## [WHAT TO WORK ON]
Print exactly the lines from the first one down to the line that contains "anchor=base west] (cap)", both included, and skip the pictures.

## [DATASET EXCERPT]
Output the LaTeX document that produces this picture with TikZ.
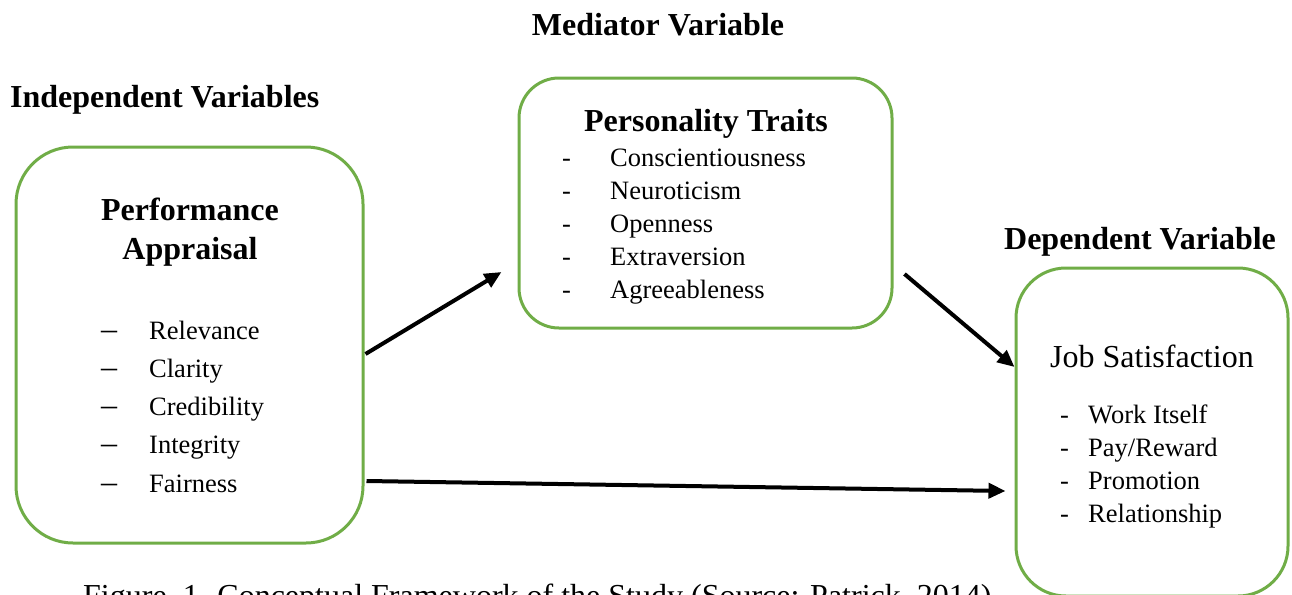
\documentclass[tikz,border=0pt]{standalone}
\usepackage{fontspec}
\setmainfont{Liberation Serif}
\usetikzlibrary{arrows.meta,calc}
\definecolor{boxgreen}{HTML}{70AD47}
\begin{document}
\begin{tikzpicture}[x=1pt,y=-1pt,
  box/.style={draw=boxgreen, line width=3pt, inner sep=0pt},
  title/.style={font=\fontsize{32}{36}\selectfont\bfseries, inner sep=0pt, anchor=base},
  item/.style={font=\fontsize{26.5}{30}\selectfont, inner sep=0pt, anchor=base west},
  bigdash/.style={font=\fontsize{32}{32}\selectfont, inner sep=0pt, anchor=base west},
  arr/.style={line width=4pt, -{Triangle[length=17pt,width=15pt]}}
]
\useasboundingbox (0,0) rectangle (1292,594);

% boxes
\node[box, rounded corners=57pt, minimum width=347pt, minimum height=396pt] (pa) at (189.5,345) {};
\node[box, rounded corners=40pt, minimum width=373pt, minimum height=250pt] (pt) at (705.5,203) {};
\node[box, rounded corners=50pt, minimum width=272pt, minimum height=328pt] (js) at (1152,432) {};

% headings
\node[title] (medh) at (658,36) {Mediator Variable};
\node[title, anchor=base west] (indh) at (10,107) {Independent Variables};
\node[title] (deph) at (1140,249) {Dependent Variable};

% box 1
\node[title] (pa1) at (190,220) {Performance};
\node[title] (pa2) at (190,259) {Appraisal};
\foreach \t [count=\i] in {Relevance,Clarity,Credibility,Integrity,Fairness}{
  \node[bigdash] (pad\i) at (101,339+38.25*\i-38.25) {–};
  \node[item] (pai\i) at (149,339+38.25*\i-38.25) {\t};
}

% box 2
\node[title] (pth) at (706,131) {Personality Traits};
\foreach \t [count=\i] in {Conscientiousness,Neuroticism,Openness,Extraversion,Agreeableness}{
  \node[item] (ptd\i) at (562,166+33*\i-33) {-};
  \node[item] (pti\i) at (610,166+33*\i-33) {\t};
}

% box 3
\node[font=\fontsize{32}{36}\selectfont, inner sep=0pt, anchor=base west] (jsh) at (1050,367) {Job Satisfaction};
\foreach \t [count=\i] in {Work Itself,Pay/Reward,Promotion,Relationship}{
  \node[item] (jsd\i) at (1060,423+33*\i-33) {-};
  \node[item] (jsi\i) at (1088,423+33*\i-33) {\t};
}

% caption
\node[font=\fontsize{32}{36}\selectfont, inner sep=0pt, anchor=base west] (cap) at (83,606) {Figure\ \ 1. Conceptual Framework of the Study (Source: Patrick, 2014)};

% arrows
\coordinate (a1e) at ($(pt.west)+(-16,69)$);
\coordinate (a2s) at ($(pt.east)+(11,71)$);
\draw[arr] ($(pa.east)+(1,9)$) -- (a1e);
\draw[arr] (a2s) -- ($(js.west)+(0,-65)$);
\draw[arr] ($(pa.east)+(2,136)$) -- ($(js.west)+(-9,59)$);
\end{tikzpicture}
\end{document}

## [ANSWER TO THE PROBLEM]
Output the LaTeX document that produces this picture with TikZ.
\documentclass[tikz,border=0pt]{standalone}
\usepackage{fontspec}
\setmainfont{Liberation Serif}
\usetikzlibrary{arrows.meta,calc}
\definecolor{boxgreen}{HTML}{70AD47}
\begin{document}
\begin{tikzpicture}[x=1pt,y=-1pt,
  box/.style={draw=boxgreen, line width=3pt, inner sep=0pt},
  title/.style={font=\fontsize{32}{36}\selectfont\bfseries, inner sep=0pt, anchor=base},
  item/.style={font=\fontsize{26.5}{30}\selectfont, inner sep=0pt, anchor=base west},
  bigdash/.style={font=\fontsize{32}{32}\selectfont, inner sep=0pt, anchor=base west},
  arr/.style={line width=4pt, -{Triangle[length=17pt,width=15pt]}}
]
\useasboundingbox (0,0) rectangle (1292,594);

% boxes
\node[box, rounded corners=57pt, minimum width=347pt, minimum height=396pt] (pa) at (189.5,345) {};
\node[box, rounded corners=40pt, minimum width=373pt, minimum height=250pt] (pt) at (705.5,203) {};
\node[box, rounded corners=50pt, minimum width=272pt, minimum height=328pt] (js) at (1152,432) {};

% headings
\node[title] (medh) at (658,36) {Mediator Variable};
\node[title, anchor=base west] (indh) at (10,107) {Independent Variables};
\node[title] (deph) at (1140,249) {Dependent Variable};

% box 1
\node[title] (pa1) at (190,220) {Performance};
\node[title] (pa2) at (190,259) {Appraisal};
\foreach \t [count=\i] in {Relevance,Clarity,Credibility,Integrity,Fairness}{
  \node[bigdash] (pad\i) at (101,339+38.25*\i-38.25) {–};
  \node[item] (pai\i) at (149,339+38.25*\i-38.25) {\t};
}

% box 2
\node[title] (pth) at (706,131) {Personality Traits};
\foreach \t [count=\i] in {Conscientiousness,Neuroticism,Openness,Extraversion,Agreeableness}{
  \node[item] (ptd\i) at (562,166+33*\i-33) {-};
  \node[item] (pti\i) at (610,166+33*\i-33) {\t};
}

% box 3
\node[font=\fontsize{32}{36}\selectfont, inner sep=0pt, anchor=base west] (jsh) at (1050,367) {Job Satisfaction};
\foreach \t [count=\i] in {Work Itself,Pay/Reward,Promotion,Relationship}{
  \node[item] (jsd\i) at (1060,423+33*\i-33) {-};
  \node[item] (jsi\i) at (1088,423+33*\i-33) {\t};
}

% caption
\node[font=\fontsize{32}{36}\selectfont, inner sep=0pt, anchor=base west] (cap) at (83,606) {Figure\ \ 1. Conceptual Framework of the Study (Source: Patrick, 2014)};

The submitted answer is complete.